▶ WHAT IS BEING ASKED:
Leave out any pictures and transcribe all other data below exactly.

══════════

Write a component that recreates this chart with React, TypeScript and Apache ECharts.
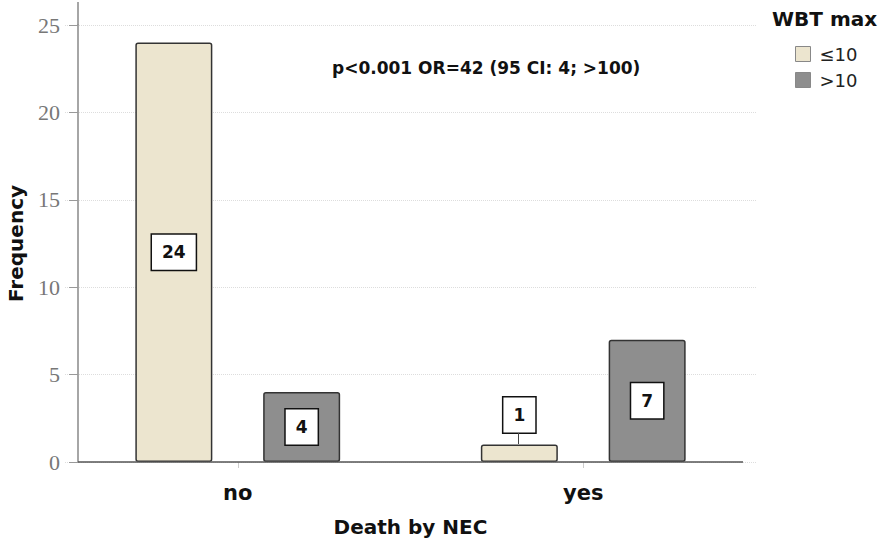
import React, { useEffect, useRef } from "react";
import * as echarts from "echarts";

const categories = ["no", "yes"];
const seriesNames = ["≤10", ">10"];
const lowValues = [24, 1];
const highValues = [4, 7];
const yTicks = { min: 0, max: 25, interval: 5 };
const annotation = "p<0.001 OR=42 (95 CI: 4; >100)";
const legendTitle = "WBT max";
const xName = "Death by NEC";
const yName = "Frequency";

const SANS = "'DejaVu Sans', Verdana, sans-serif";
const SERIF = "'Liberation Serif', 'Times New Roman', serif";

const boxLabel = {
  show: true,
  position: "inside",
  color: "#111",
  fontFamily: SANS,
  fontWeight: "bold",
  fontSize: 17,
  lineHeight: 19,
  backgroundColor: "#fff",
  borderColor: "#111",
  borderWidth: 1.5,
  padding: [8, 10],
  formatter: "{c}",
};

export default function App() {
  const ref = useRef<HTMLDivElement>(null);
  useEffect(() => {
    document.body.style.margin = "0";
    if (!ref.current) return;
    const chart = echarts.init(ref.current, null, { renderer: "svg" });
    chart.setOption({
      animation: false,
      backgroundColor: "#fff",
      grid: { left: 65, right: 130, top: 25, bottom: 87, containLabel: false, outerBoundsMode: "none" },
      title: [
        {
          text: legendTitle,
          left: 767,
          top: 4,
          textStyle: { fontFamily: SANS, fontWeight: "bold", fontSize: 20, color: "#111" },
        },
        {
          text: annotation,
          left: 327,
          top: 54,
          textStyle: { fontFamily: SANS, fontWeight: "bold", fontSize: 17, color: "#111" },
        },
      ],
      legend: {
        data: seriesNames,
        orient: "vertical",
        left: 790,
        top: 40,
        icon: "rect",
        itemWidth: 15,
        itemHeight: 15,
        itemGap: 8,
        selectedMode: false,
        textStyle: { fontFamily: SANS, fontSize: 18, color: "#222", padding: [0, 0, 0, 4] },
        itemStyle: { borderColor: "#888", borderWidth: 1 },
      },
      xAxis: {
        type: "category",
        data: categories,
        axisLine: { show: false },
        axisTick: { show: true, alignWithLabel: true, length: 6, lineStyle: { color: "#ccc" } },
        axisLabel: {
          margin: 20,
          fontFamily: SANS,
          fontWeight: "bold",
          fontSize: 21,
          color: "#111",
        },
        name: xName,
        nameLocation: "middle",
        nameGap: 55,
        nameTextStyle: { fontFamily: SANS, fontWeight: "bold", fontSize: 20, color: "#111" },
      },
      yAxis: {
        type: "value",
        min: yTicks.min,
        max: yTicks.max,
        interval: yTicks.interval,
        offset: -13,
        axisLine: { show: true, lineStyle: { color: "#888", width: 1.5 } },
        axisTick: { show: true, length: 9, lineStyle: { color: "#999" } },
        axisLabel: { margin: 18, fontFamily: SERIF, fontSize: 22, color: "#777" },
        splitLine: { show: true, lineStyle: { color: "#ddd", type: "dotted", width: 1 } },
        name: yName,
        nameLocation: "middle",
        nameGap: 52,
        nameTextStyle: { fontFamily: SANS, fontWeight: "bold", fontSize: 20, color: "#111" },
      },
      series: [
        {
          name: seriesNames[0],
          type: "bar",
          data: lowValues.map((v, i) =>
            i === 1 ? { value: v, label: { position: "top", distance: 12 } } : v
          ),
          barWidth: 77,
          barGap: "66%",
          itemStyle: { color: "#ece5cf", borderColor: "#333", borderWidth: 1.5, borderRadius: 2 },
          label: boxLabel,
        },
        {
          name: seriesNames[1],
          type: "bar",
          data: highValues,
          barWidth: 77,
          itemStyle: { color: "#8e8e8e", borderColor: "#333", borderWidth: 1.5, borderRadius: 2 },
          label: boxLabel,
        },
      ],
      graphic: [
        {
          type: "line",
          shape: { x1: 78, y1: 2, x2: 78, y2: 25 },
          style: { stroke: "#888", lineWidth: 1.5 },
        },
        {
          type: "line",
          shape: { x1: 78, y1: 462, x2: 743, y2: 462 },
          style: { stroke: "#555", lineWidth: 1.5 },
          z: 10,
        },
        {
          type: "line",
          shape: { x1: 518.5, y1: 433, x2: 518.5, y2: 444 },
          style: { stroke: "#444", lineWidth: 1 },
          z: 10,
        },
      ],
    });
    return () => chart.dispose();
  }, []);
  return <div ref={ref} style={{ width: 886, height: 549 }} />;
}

══════════

▶ PROBLEM SOLUTION:
Write a component that recreates this chart with React, TypeScript and Apache ECharts.
import React, { useEffect, useRef } from "react";
import * as echarts from "echarts";

const categories = ["no", "yes"];
const seriesNames = ["≤10", ">10"];
const lowValues = [24, 1];
const highValues = [4, 7];
const yTicks = { min: 0, max: 25, interval: 5 };
const annotation = "p<0.001 OR=42 (95 CI: 4; >100)";
const legendTitle = "WBT max";
const xName = "Death by NEC";
const yName = "Frequency";

const SANS = "'DejaVu Sans', Verdana, sans-serif";
const SERIF = "'Liberation Serif', 'Times New Roman', serif";

const boxLabel = {
  show: true,
  position: "inside",
  color: "#111",
  fontFamily: SANS,
  fontWeight: "bold",
  fontSize: 17,
  lineHeight: 19,
  backgroundColor: "#fff",
  borderColor: "#111",
  borderWidth: 1.5,
  padding: [8, 10],
  formatter: "{c}",
};

export default function App() {
  const ref = useRef<HTMLDivElement>(null);
  useEffect(() => {
    document.body.style.margin = "0";
    if (!ref.current) return;
    const chart = echarts.init(ref.current, null, { renderer: "svg" });
    chart.setOption({
      animation: false,
      backgroundColor: "#fff",
      grid: { left: 65, right: 130, top: 25, bottom: 87, containLabel: false, outerBoundsMode: "none" },
      title: [
        {
          text: legendTitle,
          left: 767,
          top: 4,
          textStyle: { fontFamily: SANS, fontWeight: "bold", fontSize: 20, color: "#111" },
        },
        {
          text: annotation,
          left: 327,
          top: 54,
          textStyle: { fontFamily: SANS, fontWeight: "bold", fontSize: 17, color: "#111" },
        },
      ],
      legend: {
        data: seriesNames,
        orient: "vertical",
        left: 790,
        top: 40,
        icon: "rect",
        itemWidth: 15,
        itemHeight: 15,
        itemGap: 8,
        selectedMode: false,
        textStyle: { fontFamily: SANS, fontSize: 18, color: "#222", padding: [0, 0, 0, 4] },
        itemStyle: { borderColor: "#888", borderWidth: 1 },
      },
      xAxis: {
        type: "category",
        data: categories,
        axisLine: { show: false },
        axisTick: { show: true, alignWithLabel: true, length: 6, lineStyle: { color: "#ccc" } },
        axisLabel: {
          margin: 20,
          fontFamily: SANS,
          fontWeight: "bold",
          fontSize: 21,
          color: "#111",
        },
        name: xName,
        nameLocation: "middle",
        nameGap: 55,
        nameTextStyle: { fontFamily: SANS, fontWeight: "bold", fontSize: 20, color: "#111" },
      },
      yAxis: {
        type: "value",
        min: yTicks.min,
        max: yTicks.max,
        interval: yTicks.interval,
        offset: -13,
        axisLine: { show: true, lineStyle: { color: "#888", width: 1.5 } },
        axisTick: { show: true, length: 9, lineStyle: { color: "#999" } },
        axisLabel: { margin: 18, fontFamily: SERIF, fontSize: 22, color: "#777" },
        splitLine: { show: true, lineStyle: { color: "#ddd", type: "dotted", width: 1 } },
        name: yName,
        nameLocation: "middle",
        nameGap: 52,
        nameTextStyle: { fontFamily: SANS, fontWeight: "bold", fontSize: 20, color: "#111" },
      },
      series: [
        {
          name: seriesNames[0],
          type: "bar",
          data: lowValues.map((v, i) =>
            i === 1 ? { value: v, label: { position: "top", distance: 12 } } : v
          ),
          barWidth: 77,
          barGap: "66%",
          itemStyle: { color: "#ece5cf", borderColor: "#333", borderWidth: 1.5, borderRadius: 2 },
          label: boxLabel,
        },
        {
          name: seriesNames[1],
          type: "bar",
          data: highValues,
          barWidth: 77,
          itemStyle: { color: "#8e8e8e", borderColor: "#333", borderWidth: 1.5, borderRadius: 2 },
          label: boxLabel,
        },
      ],
      graphic: [
        {
          type: "line",
          shape: { x1: 78, y1: 2, x2: 78, y2: 25 },
          style: { stroke: "#888", lineWidth: 1.5 },
        },
        {
          type: "line",
          shape: { x1: 78, y1: 462, x2: 743, y2: 462 },
          style: { stroke: "#555", lineWidth: 1.5 },
          z: 10,
        },
        {
          type: "line",
          shape: { x1: 518.5, y1: 433, x2: 518.5, y2: 444 },
          style: { stroke: "#444", lineWidth: 1 },
          z: 10,
        },
      ],
    });
    return () => chart.dispose();
  }, []);
  return <div ref={ref} style={{ width: 886, height: 549 }} />;
}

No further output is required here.